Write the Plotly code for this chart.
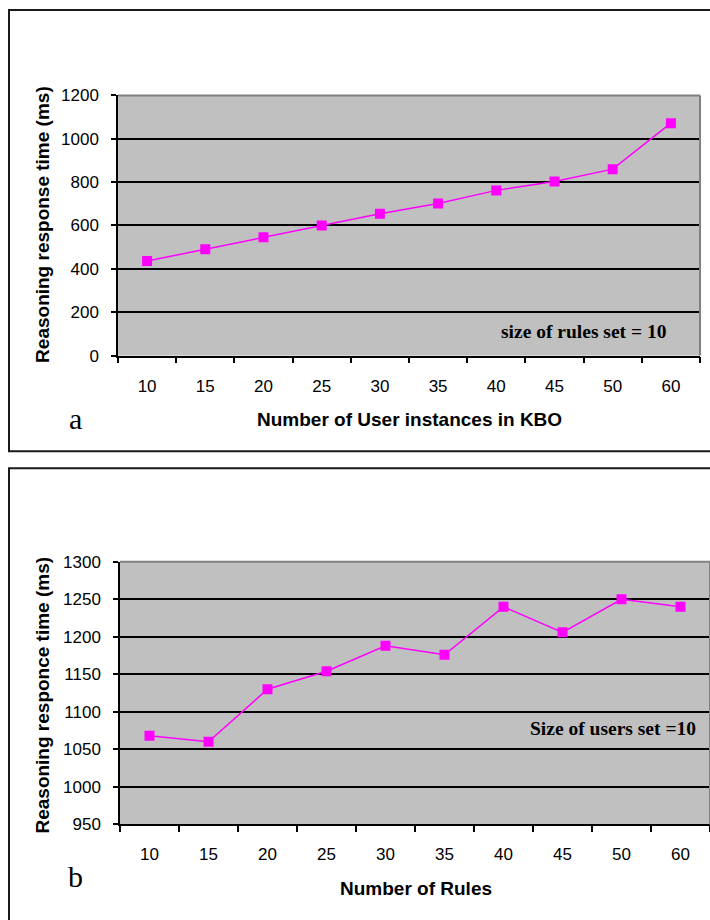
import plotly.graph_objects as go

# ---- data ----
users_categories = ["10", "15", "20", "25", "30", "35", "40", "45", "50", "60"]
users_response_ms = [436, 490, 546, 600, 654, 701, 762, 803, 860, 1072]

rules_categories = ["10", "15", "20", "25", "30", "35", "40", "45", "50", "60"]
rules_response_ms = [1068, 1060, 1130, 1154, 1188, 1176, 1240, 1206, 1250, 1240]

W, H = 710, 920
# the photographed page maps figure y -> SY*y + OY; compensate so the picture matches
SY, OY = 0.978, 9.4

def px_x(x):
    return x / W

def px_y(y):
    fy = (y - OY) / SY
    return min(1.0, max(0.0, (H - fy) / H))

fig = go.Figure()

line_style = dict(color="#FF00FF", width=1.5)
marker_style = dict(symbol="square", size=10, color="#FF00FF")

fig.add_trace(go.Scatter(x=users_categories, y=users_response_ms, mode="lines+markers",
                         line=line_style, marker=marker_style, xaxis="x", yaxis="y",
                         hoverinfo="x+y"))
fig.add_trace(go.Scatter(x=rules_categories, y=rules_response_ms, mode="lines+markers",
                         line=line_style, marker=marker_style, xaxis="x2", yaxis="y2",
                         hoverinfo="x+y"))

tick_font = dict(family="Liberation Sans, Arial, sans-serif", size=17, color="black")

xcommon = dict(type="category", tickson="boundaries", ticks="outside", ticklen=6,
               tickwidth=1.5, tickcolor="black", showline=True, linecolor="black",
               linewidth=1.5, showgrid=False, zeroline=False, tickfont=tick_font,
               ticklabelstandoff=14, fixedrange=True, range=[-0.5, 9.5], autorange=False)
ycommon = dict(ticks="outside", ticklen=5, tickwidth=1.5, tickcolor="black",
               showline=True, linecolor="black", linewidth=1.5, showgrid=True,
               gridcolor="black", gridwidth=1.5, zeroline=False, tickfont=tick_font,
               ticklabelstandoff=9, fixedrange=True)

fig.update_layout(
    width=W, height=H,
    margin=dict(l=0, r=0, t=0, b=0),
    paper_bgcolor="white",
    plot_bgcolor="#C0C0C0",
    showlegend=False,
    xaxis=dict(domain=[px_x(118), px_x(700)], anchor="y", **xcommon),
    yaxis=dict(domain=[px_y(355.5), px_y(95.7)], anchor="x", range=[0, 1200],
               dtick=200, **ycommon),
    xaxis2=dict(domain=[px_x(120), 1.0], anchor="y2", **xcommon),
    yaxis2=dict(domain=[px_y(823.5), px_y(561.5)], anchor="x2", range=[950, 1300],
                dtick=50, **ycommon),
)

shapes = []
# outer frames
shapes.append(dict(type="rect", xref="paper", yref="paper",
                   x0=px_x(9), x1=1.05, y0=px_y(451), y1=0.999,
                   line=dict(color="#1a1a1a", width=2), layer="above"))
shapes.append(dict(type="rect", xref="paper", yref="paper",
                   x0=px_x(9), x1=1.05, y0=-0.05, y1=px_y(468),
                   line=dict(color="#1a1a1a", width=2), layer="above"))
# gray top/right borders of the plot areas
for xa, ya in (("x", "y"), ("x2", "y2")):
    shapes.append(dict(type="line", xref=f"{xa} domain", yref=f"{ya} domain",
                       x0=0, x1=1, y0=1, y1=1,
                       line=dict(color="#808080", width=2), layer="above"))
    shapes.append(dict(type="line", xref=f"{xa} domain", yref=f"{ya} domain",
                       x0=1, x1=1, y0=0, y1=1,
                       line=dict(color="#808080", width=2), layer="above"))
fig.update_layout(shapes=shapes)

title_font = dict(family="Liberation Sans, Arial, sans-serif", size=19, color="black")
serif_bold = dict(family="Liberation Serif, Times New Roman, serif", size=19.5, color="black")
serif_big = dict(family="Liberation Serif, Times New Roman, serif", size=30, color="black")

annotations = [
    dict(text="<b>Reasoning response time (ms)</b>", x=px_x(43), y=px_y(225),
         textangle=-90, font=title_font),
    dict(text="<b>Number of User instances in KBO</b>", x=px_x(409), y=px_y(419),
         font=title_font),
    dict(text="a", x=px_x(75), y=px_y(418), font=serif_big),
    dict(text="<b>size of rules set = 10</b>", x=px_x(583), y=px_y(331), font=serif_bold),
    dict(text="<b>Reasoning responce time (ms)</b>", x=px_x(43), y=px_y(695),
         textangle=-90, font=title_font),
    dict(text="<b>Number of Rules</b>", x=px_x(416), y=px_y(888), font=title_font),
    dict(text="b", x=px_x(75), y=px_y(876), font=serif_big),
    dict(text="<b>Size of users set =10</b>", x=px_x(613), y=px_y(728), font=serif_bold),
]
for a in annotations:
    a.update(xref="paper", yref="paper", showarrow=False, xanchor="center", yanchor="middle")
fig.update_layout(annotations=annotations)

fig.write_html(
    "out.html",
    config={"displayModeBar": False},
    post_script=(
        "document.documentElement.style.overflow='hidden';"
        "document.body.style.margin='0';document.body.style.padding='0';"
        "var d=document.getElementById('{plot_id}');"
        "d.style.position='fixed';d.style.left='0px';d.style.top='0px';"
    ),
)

EXERCISE BRIEF:
Output an exact copy of the material, with the pictures removed.

RESULT FOR THIS TASK:
Write the Plotly code for this chart.
import plotly.graph_objects as go

# ---- data ----
users_categories = ["10", "15", "20", "25", "30", "35", "40", "45", "50", "60"]
users_response_ms = [436, 490, 546, 600, 654, 701, 762, 803, 860, 1072]

rules_categories = ["10", "15", "20", "25", "30", "35", "40", "45", "50", "60"]
rules_response_ms = [1068, 1060, 1130, 1154, 1188, 1176, 1240, 1206, 1250, 1240]

W, H = 710, 920
# the photographed page maps figure y -> SY*y + OY; compensate so the picture matches
SY, OY = 0.978, 9.4

def px_x(x):
    return x / W

def px_y(y):
    fy = (y - OY) / SY
    return min(1.0, max(0.0, (H - fy) / H))

fig = go.Figure()

line_style = dict(color="#FF00FF", width=1.5)
marker_style = dict(symbol="square", size=10, color="#FF00FF")

fig.add_trace(go.Scatter(x=users_categories, y=users_response_ms, mode="lines+markers",
                         line=line_style, marker=marker_style, xaxis="x", yaxis="y",
                         hoverinfo="x+y"))
fig.add_trace(go.Scatter(x=rules_categories, y=rules_response_ms, mode="lines+markers",
                         line=line_style, marker=marker_style, xaxis="x2", yaxis="y2",
                         hoverinfo="x+y"))

tick_font = dict(family="Liberation Sans, Arial, sans-serif", size=17, color="black")

xcommon = dict(type="category", tickson="boundaries", ticks="outside", ticklen=6,
               tickwidth=1.5, tickcolor="black", showline=True, linecolor="black",
               linewidth=1.5, showgrid=False, zeroline=False, tickfont=tick_font,
               ticklabelstandoff=14, fixedrange=True, range=[-0.5, 9.5], autorange=False)
ycommon = dict(ticks="outside", ticklen=5, tickwidth=1.5, tickcolor="black",
               showline=True, linecolor="black", linewidth=1.5, showgrid=True,
               gridcolor="black", gridwidth=1.5, zeroline=False, tickfont=tick_font,
               ticklabelstandoff=9, fixedrange=True)

fig.update_layout(
    width=W, height=H,
    margin=dict(l=0, r=0, t=0, b=0),
    paper_bgcolor="white",
    plot_bgcolor="#C0C0C0",
    showlegend=False,
    xaxis=dict(domain=[px_x(118), px_x(700)], anchor="y", **xcommon),
    yaxis=dict(domain=[px_y(355.5), px_y(95.7)], anchor="x", range=[0, 1200],
               dtick=200, **ycommon),
    xaxis2=dict(domain=[px_x(120), 1.0], anchor="y2", **xcommon),
    yaxis2=dict(domain=[px_y(823.5), px_y(561.5)], anchor="x2", range=[950, 1300],
                dtick=50, **ycommon),
)

shapes = []
# outer frames
shapes.append(dict(type="rect", xref="paper", yref="paper",
                   x0=px_x(9), x1=1.05, y0=px_y(451), y1=0.999,
                   line=dict(color="#1a1a1a", width=2), layer="above"))
shapes.append(dict(type="rect", xref="paper", yref="paper",
                   x0=px_x(9), x1=1.05, y0=-0.05, y1=px_y(468),
                   line=dict(color="#1a1a1a", width=2), layer="above"))
# gray top/right borders of the plot areas
for xa, ya in (("x", "y"), ("x2", "y2")):
    shapes.append(dict(type="line", xref=f"{xa} domain", yref=f"{ya} domain",
                       x0=0, x1=1, y0=1, y1=1,
                       line=dict(color="#808080", width=2), layer="above"))
    shapes.append(dict(type="line", xref=f"{xa} domain", yref=f"{ya} domain",
                       x0=1, x1=1, y0=0, y1=1,
                       line=dict(color="#808080", width=2), layer="above"))
fig.update_layout(shapes=shapes)

title_font = dict(family="Liberation Sans, Arial, sans-serif", size=19, color="black")
serif_bold = dict(family="Liberation Serif, Times New Roman, serif", size=19.5, color="black")
serif_big = dict(family="Liberation Serif, Times New Roman, serif", size=30, color="black")

annotations = [
    dict(text="<b>Reasoning response time (ms)</b>", x=px_x(43), y=px_y(225),
         textangle=-90, font=title_font),
    dict(text="<b>Number of User instances in KBO</b>", x=px_x(409), y=px_y(419),
         font=title_font),
    dict(text="a", x=px_x(75), y=px_y(418), font=serif_big),
    dict(text="<b>size of rules set = 10</b>", x=px_x(583), y=px_y(331), font=serif_bold),
    dict(text="<b>Reasoning responce time (ms)</b>", x=px_x(43), y=px_y(695),
         textangle=-90, font=title_font),
    dict(text="<b>Number of Rules</b>", x=px_x(416), y=px_y(888), font=title_font),
    dict(text="b", x=px_x(75), y=px_y(876), font=serif_big),
    dict(text="<b>Size of users set =10</b>", x=px_x(613), y=px_y(728), font=serif_bold),
]
for a in annotations:
    a.update(xref="paper", yref="paper", showarrow=False, xanchor="center", yanchor="middle")
fig.update_layout(annotations=annotations)

fig.write_html(
    "out.html",
    config={"displayModeBar": False},
    post_script=(
        "document.documentElement.style.overflow='hidden';"
        "document.body.style.margin='0';document.body.style.padding='0';"
        "var d=document.getElementById('{plot_id}');"
        "d.style.position='fixed';d.style.left='0px';d.style.top='0px';"
    ),
)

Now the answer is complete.